Commercial crops are those crops which are grown for sale either in raw form or semi processed form.

1. Sugarcane

Sugarcane belongs to bamboo family of plants and is indigenous to India. It is a Kharif crop. It is the main source of sugar, gur and khandsari. It also provides raw material for the manufacturing of alcohol. Bagasse, the crushed cane residue, also has multiple uses. It is used for manufacturing of paper. It is also an efficient substitute for petroleum products and a host of other chemical products. A part of it is also used as fodder.

(a) Temperature: It requires hot and humid climate with an average temperature of 21°C to 27°C.

(b) Rainfall: 75-150 cm rainfall is favourable for sugarcane cultivation. Irrigation is required in those areas where rainfall is less than the prescribed limit.
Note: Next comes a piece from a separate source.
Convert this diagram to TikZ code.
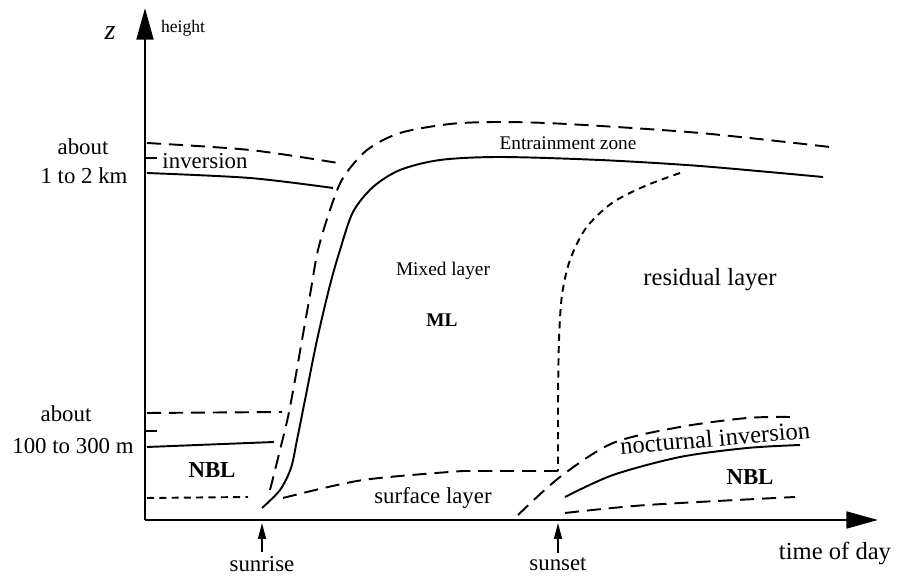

(c) Soil: It can grow in a variety of soils. In fact sugarcane can tolerate any kind of soil that can retain moisture. But deep rich loamy soil is ideal for its growth. The soil should be rich in nitrogen, calcium and phosphorous but neither it should be too acidic nor alkaline. Flat, plain and level plateau is an advantage for sugarcane cultivation because it facilitates irrigation and transportation of cane to the sugar mills. Sugarcane cultivation requires heavy manures and fertilizers because it exhausts the fertility of soils quickly and extensively.

(d) Labour: It is a labour orientated cultivation and requires cheap labour. Ample human hands are required at every stage i.e. sowing, hoeing, weeding, irrigation, cutting and carrying sugarcane to the factories.

(e) Distribution: India has the largest area under sugarcane cultivation in the world and the second largest producer next to Brazil. As far as distribution of sugarcane cultivation in India is concerned, there are three distinct geographical regions in the country. These regions are:

  1. The Satluj-Ganga plain from Punjab to Bihar containing 51% of the total area and 60% of the country’s total production.
  2. The black soil belt from Maharashtra to Tamil Nadu along the eastern slopes of the western Gahats.
  3. Coastal Andhra Pradesh and Krishna river valley.

2. Cotton

Cotton is the most important fibre crop not only of India but also of the entire world. It not only provides a raw material for cotton textile industry but also its seed is used in Vanaspati oil industry. The cotton seed is also used as part of fodder for milch cattle for better milk production. Cotton is a kharif crop and grown in tropical and sub-tropical areas.

(a) Temperature: Cotton is the crop of tropical and sub-tropical areas and requires uniformly high temperature varying between 21°C and 30°C.

(b) Rainfall: It grows mostly in the areas having at least 210 frost free days in a year. It requires modest amount of rainfall of 50 to 100 cm. However, cotton is successfully grown with the help of irrigation in the areas where rainfall is less than 50 cm. High amount of rainfall in the beginning and sunny and dry weather at the time of ripening are very useful for a good crop.

(c) Soil: Cotton cultivation is very closely related to Black soils of Deccan and Malwa plateau. However, it also grows well in alluvial soils of the Satluj-Ganga plain and red and laterite soils of the peninsular region.

(d) Labour: As picking of cotton has not been made mechanised till now, therefore a lot of cheap and efficient labour is required at the time of picking.

(e) Distribution: India has the largest area under cultivation and third largest producer of cotton next only to China and the USA. Within the country, two third of total area and production is shared by four states. The main states for cotton production are Panjab, Maharashtra, Gujarat and Haryana.

3. Oil Seeds

It is one of the important groups of commercial crops in India. India has the largest area and production of oil seeds in the world. Oil extracted from oil seeds not only forms an important item of diet but also serves as raw material for the manufacturing of hydrogenated oils, paints, varnishes, soaps, lubricants, etc.

Oil-cake (the residue after the oil is extracted from the oil seeds) forms an important cattle feed and manure.

Groundnut: It is the most important oil seed of India. Groundnut is grown both as kharif and rabi crop but 90-95% of the total area is devoted to kharif crop.

(a) Temperature: It thrives best in the tropical climate and requires 20°C to 30°C temperature.

(b) Rainfall: 50-75 cm rainfall is favourable for groundnut cultivation. It is highly susceptible to frost, prolonged drought, continuous rain and stagnant water. Therefore dry winter is needed at the time of ripening.

(c) Soil: Well drained light sandy loams, red, yellow and black soils are well suited for its cultivation.

(d) Distribution: It is the most important oil seed of India and accounts for about half of the major oil seeds produced in the country. India is the largest producer of groundnut in the world and accounts for about one third of the world’s to the production. Andhra Pradesh, Tamil Nadu and Gujarat are three main producer of groundnut in India and account for about 60% of the total production. Another 30% of the total production comes from Maharashtra, Karnataka and Odisha.